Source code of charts

==================================================

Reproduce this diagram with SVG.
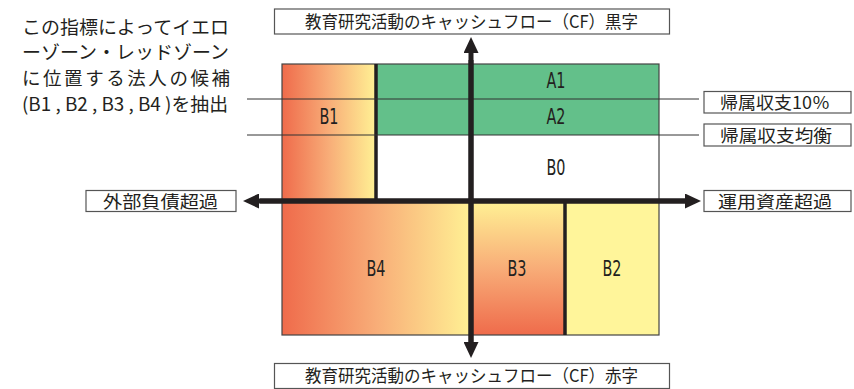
<svg xmlns="http://www.w3.org/2000/svg" width="854" height="389" viewBox="0 0 854 389">
<defs>
<linearGradient id="gH" x1="0" y1="0" x2="1" y2="0">
<stop offset="0" stop-color="#ef6b4b"/>
<stop offset="0.5" stop-color="#f8ad78"/>
<stop offset="1" stop-color="#fff194"/>
</linearGradient>
<linearGradient id="gV" x1="0" y1="0" x2="0" y2="1">
<stop offset="0" stop-color="#fff194"/>
<stop offset="0.5" stop-color="#f8ad78"/>
<stop offset="1" stop-color="#ef6b4b"/>
</linearGradient>
<marker id="ah" viewBox="0 0 16 15" refX="0" refY="7.5" markerWidth="16" markerHeight="15" markerUnits="userSpaceOnUse" orient="auto">
<path d="M0,0 L16,7.5 L0,15 Z" fill="#231f20"/>
</marker>
</defs>
<style>
.jp{font-family:"Noto Sans CJK JP","Noto Sans",sans-serif;fill:#231f20}
.lb{font-family:"Liberation Sans Narrow","DejaVu Sans Condensed","Liberation Sans",sans-serif;font-size:21px;fill:#231f20;text-anchor:middle;dominant-baseline:central}
.box{fill:#fff;stroke:#555;stroke-width:1.2}
.thin{stroke:#333;stroke-width:1}
.axis{stroke:#231f20;stroke-width:5;fill:none}
.div{stroke:#231f20;stroke-width:3.5}
</style>

<g id="note">
<text class="jp" font-size="18.5" x="22" y="34" textLength="207" lengthAdjust="spacingAndGlyphs">この指標によってイエロ</text>
<text class="jp" font-size="18.5" x="22" y="59" textLength="207" lengthAdjust="spacingAndGlyphs">ーゾーン・レッドゾーン</text>
<text class="jp" font-size="18.5" x="22" y="85" textLength="208" lengthAdjust="spacing">に位置する法人の候補</text>
<text class="jp" font-size="18.5" x="22" y="111" textLength="206" lengthAdjust="spacingAndGlyphs">(B1 , B2 , B3 , B4 )を抽出</text>
</g>

<g id="zones">
<rect id="B1" x="282" y="64" width="94" height="137" fill="url(#gH)"/>
<rect id="A1" x="376" y="64" width="283" height="35" fill="#63c08a"/>
<rect id="A2" x="376" y="99" width="283" height="36" fill="#63c08a"/>
<rect id="B0" x="376" y="135" width="283" height="66" fill="#fff"/>
<rect id="B4" x="282" y="201" width="189" height="134" fill="url(#gH)"/>
<rect id="B3" x="471" y="201" width="94" height="134" fill="url(#gV)"/>
<rect id="B2" x="565" y="201" width="94" height="134" fill="#fff59a"/>
<rect x="282" y="64" width="377" height="271" fill="none" stroke="#444" stroke-width="1.2"/>
<line class="div" x1="376" y1="64" x2="376" y2="201"/>
<line class="div" x1="565" y1="201" x2="565" y2="335"/>
<text class="lb" x="556" y="81" textLength="19" lengthAdjust="spacingAndGlyphs">A1</text>
<text class="lb" x="556" y="117" textLength="19" lengthAdjust="spacingAndGlyphs">A2</text>
<text class="lb" x="556" y="168" textLength="19" lengthAdjust="spacingAndGlyphs">B0</text>
<text class="lb" x="329" y="117" textLength="19" lengthAdjust="spacingAndGlyphs">B1</text>
<text class="lb" x="376" y="269" textLength="19" lengthAdjust="spacingAndGlyphs">B4</text>
<text class="lb" x="517" y="269" textLength="19" lengthAdjust="spacingAndGlyphs">B3</text>
<text class="lb" x="612" y="269" textLength="19" lengthAdjust="spacingAndGlyphs">B2</text>
</g>

<g id="connectors">
<line class="thin" x1="247" y1="99" x2="699" y2="99"/>
<line class="thin" x1="247" y1="135" x2="699" y2="135"/>
<line class="axis" x1="471" y1="343" x2="471" y2="53" marker-end="url(#ah)"/>
<line class="axis" x1="471" y1="60" x2="471" y2="342" marker-end="url(#ah)"/>
<line class="axis" x1="690" y1="201" x2="259" y2="201" marker-end="url(#ah)"/>
<line class="axis" x1="260" y1="201" x2="685" y2="201" marker-end="url(#ah)"/>
</g>

<g id="top-label">
<rect class="box" x="274.5" y="9" width="395" height="25"/>
<text class="jp" font-size="17.5" x="305" y="27.5" textLength="333" lengthAdjust="spacingAndGlyphs">教育研究活動のキャッシュフロー（CF）黒字</text>
</g>
<g id="bottom-label">
<rect class="box" x="274.5" y="363.5" width="395" height="25"/>
<text class="jp" font-size="17.5" x="305" y="382" textLength="333" lengthAdjust="spacingAndGlyphs">教育研究活動のキャッシュフロー（CF）赤字</text>
</g>
<g id="left-label">
<rect class="box" x="86" y="190.5" width="150" height="21"/>
<text class="jp" font-size="17.5" x="103" y="207.5" textLength="115" lengthAdjust="spacingAndGlyphs">外部負債超過</text>
</g>
<g id="right-label">
<rect class="box" x="704" y="190.5" width="147" height="21"/>
<text class="jp" font-size="17.5" x="718" y="207.5" textLength="114" lengthAdjust="spacingAndGlyphs">運用資産超過</text>
</g>
<g id="label-10">
<rect class="box" x="704" y="91.5" width="147" height="21.5"/>
<text class="jp" font-size="17.5" x="720" y="108.5" textLength="110" lengthAdjust="spacingAndGlyphs">帰属収支10％</text>
</g>
<g id="label-eq">
<rect class="box" x="704" y="124" width="147" height="22"/>
<text class="jp" font-size="17.5" x="720" y="141.5" textLength="112" lengthAdjust="spacingAndGlyphs">帰属収支均衡</text>
</g>
</svg>
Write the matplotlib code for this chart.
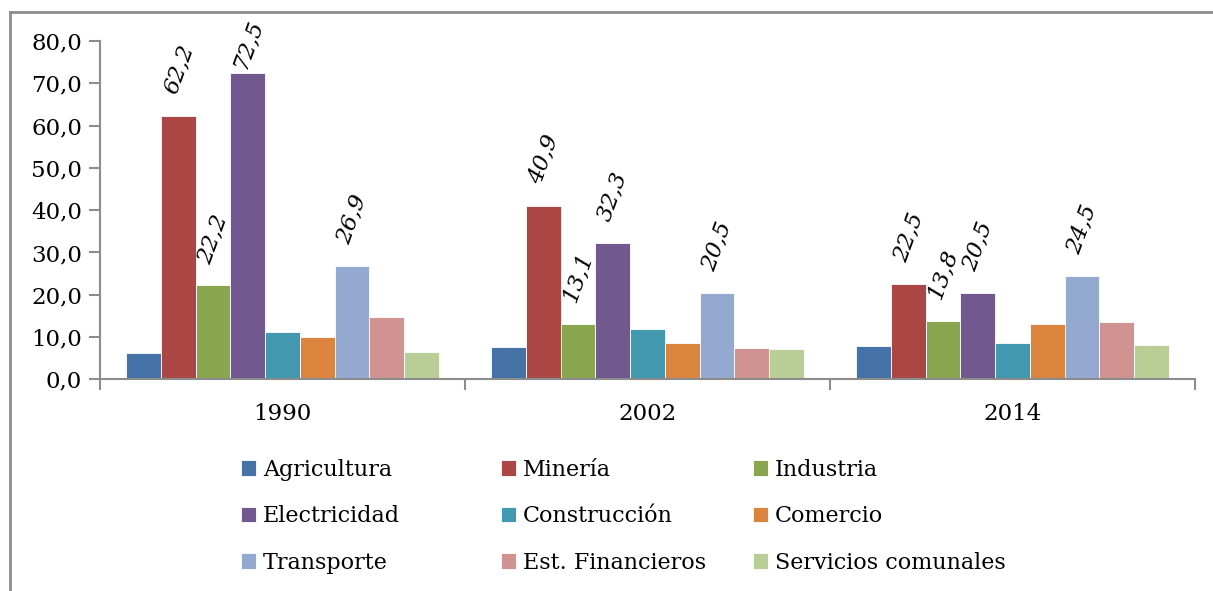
import matplotlib.pyplot as plt
from matplotlib.lines import Line2D
import numpy as np

plt.rcParams['font.family'] = ['DejaVu Serif']

years = ['1990', '2002', '2014']
sectors = ['Agricultura', 'Minería', 'Industria', 'Electricidad', 'Construcción',
           'Comercio', 'Transporte', 'Est. Financieros', 'Servicios comunales']
colors = ['#4572A7', '#AA4643', '#89A54E', '#71588F', '#4198AF',
          '#DB843D', '#93A9CF', '#D19392', '#B9CD96']

# values per sector, one per year
agricultura = [6.2, 7.6, 7.9]
mineria = [62.2, 40.9, 22.5]
industria = [22.2, 13.1, 13.8]
electricidad = [72.5, 32.3, 20.5]
construccion = [11.1, 11.9, 8.6]
comercio = [9.9, 8.5, 13.0]
transporte = [26.9, 20.5, 24.5]
est_financieros = [14.8, 7.5, 13.6]
servicios = [6.5, 7.1, 8.0]
series = [agricultura, mineria, industria, electricidad, construccion,
          comercio, transporte, est_financieros, servicios]
labelled = ['Minería', 'Industria', 'Electricidad', 'Transporte']

fig = plt.figure(figsize=(12.13, 5.91), dpi=100)
ax = fig.add_axes([100/1213, 1-379.3/591, 1095/1213, 338.3/591])

n = len(sectors)
w = 0.855 / n
x = np.arange(len(years))
grey = '#8c8c8c'
for i, (name, vals) in enumerate(zip(sectors, series)):
    pos = x - 0.855/2 + w*(i + 0.5)
    ax.bar(pos, vals, w, color=colors[i], edgecolor='white', linewidth=0.6, label=name)
    if name in labelled:
        for p, v in zip(pos, vals):
            yb = min(v + 4.5, 72.6)
            ax.text(p, yb, f'{v:.1f}'.replace('.', ','), rotation=70,
                    ha='center', va='bottom', fontsize=16.5, style='italic')

ax.set_xlim(-0.5, len(years) - 0.5)
ax.set_ylim(0, 80)
ax.set_yticks(np.arange(0, 81, 10))
ax.set_yticklabels([f'{t:.1f}'.replace('.', ',') for t in np.arange(0, 81, 10)])
ax.set_xticks(x)
ax.set_xticklabels(years)
ax.set_xticks(np.arange(-0.5, len(years), 1), minor=True)
ax.tick_params(axis='x', which='major', length=0, labelsize=16.5, pad=17)
ax.tick_params(axis='x', which='minor', length=8, color=grey, width=1.5, direction='out')
ax.tick_params(axis='y', length=8, color=grey, width=1.5, labelsize=16.5, pad=5)
for s in ['top', 'right']:
    ax.spines[s].set_visible(False)
for s in ['left', 'bottom']:
    ax.spines[s].set_color(grey)
    ax.spines[s].set_linewidth(1.5)
ax.set_axisbelow(True)

# outer chart frame (left and top edges visible)
fig.add_artist(Line2D([10/1213, 10/1213], [0, 1-12/591], color=grey, lw=2, transform=fig.transFigure))
fig.add_artist(Line2D([10/1213, 1], [1-12/591, 1-12/591], color=grey, lw=2, transform=fig.transFigure))

# legend: three columns, filled row by row
handles, labels = ax.get_legend_handles_labels()
col_x = [232/1213, 492/1213, 744/1213]
for c in range(3):
    idx = [c, c+3, c+6]
    fig.legend([handles[k] for k in idx], [labels[k] for k in idx],
               loc='upper left', bbox_to_anchor=(col_x[c], 1-450/591),
               frameon=False, fontsize=16, handlelength=0.7, handleheight=0.7,
               handletextpad=0.3, labelspacing=1.1, borderaxespad=0)

fig.savefig('out.png', dpi=100)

==================================================

▸ Problem: Print exactly the lines from the line containing "Write the matplotlib code for this chart." through the line containing "['Minería', 'Industria', 'Electricidad', 'Transporte']", and omit any picture found among them.

▸ Reply:
Write the matplotlib code for this chart.
import matplotlib.pyplot as plt
from matplotlib.lines import Line2D
import numpy as np

plt.rcParams['font.family'] = ['DejaVu Serif']

years = ['1990', '2002', '2014']
sectors = ['Agricultura', 'Minería', 'Industria', 'Electricidad', 'Construcción',
           'Comercio', 'Transporte', 'Est. Financieros', 'Servicios comunales']
colors = ['#4572A7', '#AA4643', '#89A54E', '#71588F', '#4198AF',
          '#DB843D', '#93A9CF', '#D19392', '#B9CD96']

# values per sector, one per year
agricultura = [6.2, 7.6, 7.9]
mineria = [62.2, 40.9, 22.5]
industria = [22.2, 13.1, 13.8]
electricidad = [72.5, 32.3, 20.5]
construccion = [11.1, 11.9, 8.6]
comercio = [9.9, 8.5, 13.0]
transporte = [26.9, 20.5, 24.5]
est_financieros = [14.8, 7.5, 13.6]
servicios = [6.5, 7.1, 8.0]
series = [agricultura, mineria, industria, electricidad, construccion,
          comercio, transporte, est_financieros, servicios]
labelled = ['Minería', 'Industria', 'Electricidad', 'Transporte']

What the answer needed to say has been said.